DENİZ YAVUZYILMAZ (Zonguldak) - Yani soruşturma sürecinde böyle ilgili bir kişinin bakan olarak atanmasını siz normal mi görüyorsunuz?
RESUL KURT (Adıyaman) - Gayet normal. Deprem dönemi başta olmak üzere, Türkiye'de çevre, şehircilik anlamında büyük emekleri olmuş. Ben Adıyaman Milletvekiliyim. Gidip Adıyaman'da görecek olursanız, tek şantiyede 16.500 konut yapılıyor, bunların hepsinin temelinde, başlangıcında Murat Kurum'un emekleri var, dolayısıyla da...
DENİZ YAVUZYILMAZ (Zonguldak) - İliç'te sorumluluğu var mı sizce?
RESUL KURT (Adıyaman) - Bana göre yok.
DENİZ YAVUZYILMAZ (Zonguldak) - Bilirkişiye göre var.
EJDER AÇIKKAPI (Elâzığ) - Size göre oluyor, bize göre olmuyor.
RESUL KURT (Adıyaman) - Bakın, bilirkişi neye göre yazar, ne yapar o bilir... Sana göre öyle, bize göre öyle.
BAŞKAN ATAY USLU - Diyelim ki yarın bilirkişiye itiraz edildi, yeni bilirkişiler dediler ki: "Sorumluluğu yok." O zaman da diyeceksiniz ki "Bilirkişi yanlış." Arkadaşlar, bu bir nihai karar değil.
DENİZ YAVUZYILMAZ (Zonguldak) - Planınız bu mu?
ŞENGÜL KARSLI (İstanbul) - Deniz Bey, siz bilime bu kadar saygı duyuyorsanız, hocalarımız burada saatlerdir söz almak için bekliyor.
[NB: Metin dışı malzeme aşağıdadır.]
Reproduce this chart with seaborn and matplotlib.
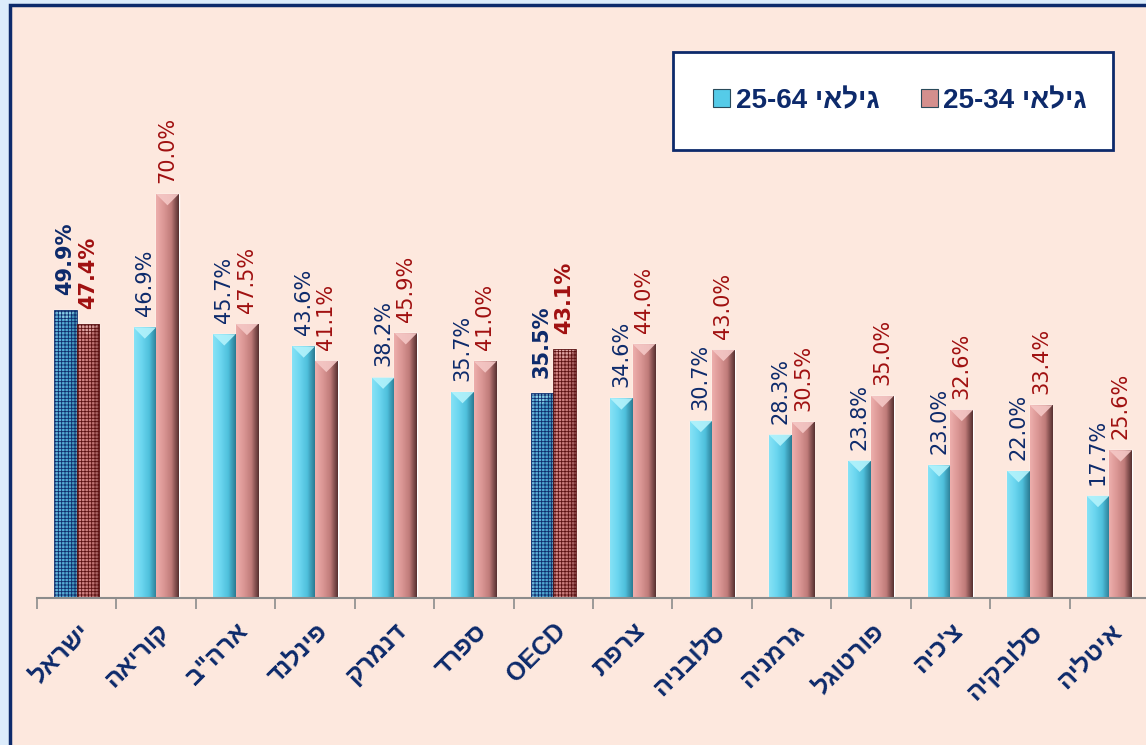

Bilime bir saygınız olsun.
BAŞKAN ATAY USLU - Nihai karar bu değil. Yani bu bilirkişi raporu nihai bir sonuç değil ki. Bilirkişi raporu mahkeme sonuçlanınca ortaya çıkacaktır.
DENİZ YAVUZYILMAZ (Zonguldak) - Planınız bu mu, bilirkişi raporunu değiştirtmek mi?
EJDER AÇIKKAPI (Elâzığ) - "Plan" ne demek ya!
(Gürültüler)
BAŞKAN ATAY USLU - Hayır, hayır. Olabilir, tersi de olabilir. O zaman bilirkişi raporu doğruysa mahkemelerde yargılamaya ihtiyaç yok mu? Bilirkişi ne derse o mu olsun? Mahkemelerde bilirkişi ne derse o mu olsun; böyle bir şey mi var?
DENİZ YAVUZYILMAZ (Zonguldak) - Bilirkişi raporuna saygı duyuyor musunuz?
BAŞKAN ATAY USLU - Hocalarda da "Bilirkişi raporu yanlış." diyenler çıktı.
ŞENGÜL KARSLI (İstanbul) - Sizin hocalara duyduğunuzdan daha fazla duyuyoruz.
RESUL KURT (Adıyaman) - Bakın, Deniz Bey, bilime saygınız yok, Bu anlamda da eğer bilime saygınız olsaydı...
DENİZ YAVUZYILMAZ (Zonguldak) - Siz konuşuyorsunuz yirmi dakikadır.
RESUL KURT (Adıyaman) - Bakın, ben bilim adamıyım, ben de bilim insanıyım, konuşma hakkım var. Siz herhangi bir siyasi...
DENİZ YAVUZYILMAZ (Zonguldak) - Siz AK PARTİ Milletvekili olarak buradasınız, o sıfatla buradasınız her şeyden önce.
RESUL KURT (Adıyaman) - Bakın, ben AK PARTİ Milletvekili olarak buradayım ama söylediklerim, benim kendi kişisel görüşlerim, benim söylediklerimi sizin içinizde söyleyemeyecek insanlar var, milletvekilleri var; buyurun, kendi aranızda. Ben en ağır soruları soran, en ağır eleştirileri yapan kişiyim; kusura bakma.
DENİZ YAVUZYILMAZ (Zonguldak) - Ben "Murat Kurum" diyorum, siz kendinizi anlatıyorsunuz.
RESUL KURT (Adıyaman) - Sen kendine göre kendini bir yere konumlandırmışsın. Siyasi mülahazalar olabilir, siyasi saikler olabilir, burası siyasi bir Komisyon değil, burası teknik bir Komisyon; şovunuzu Genel Kurulda yapın.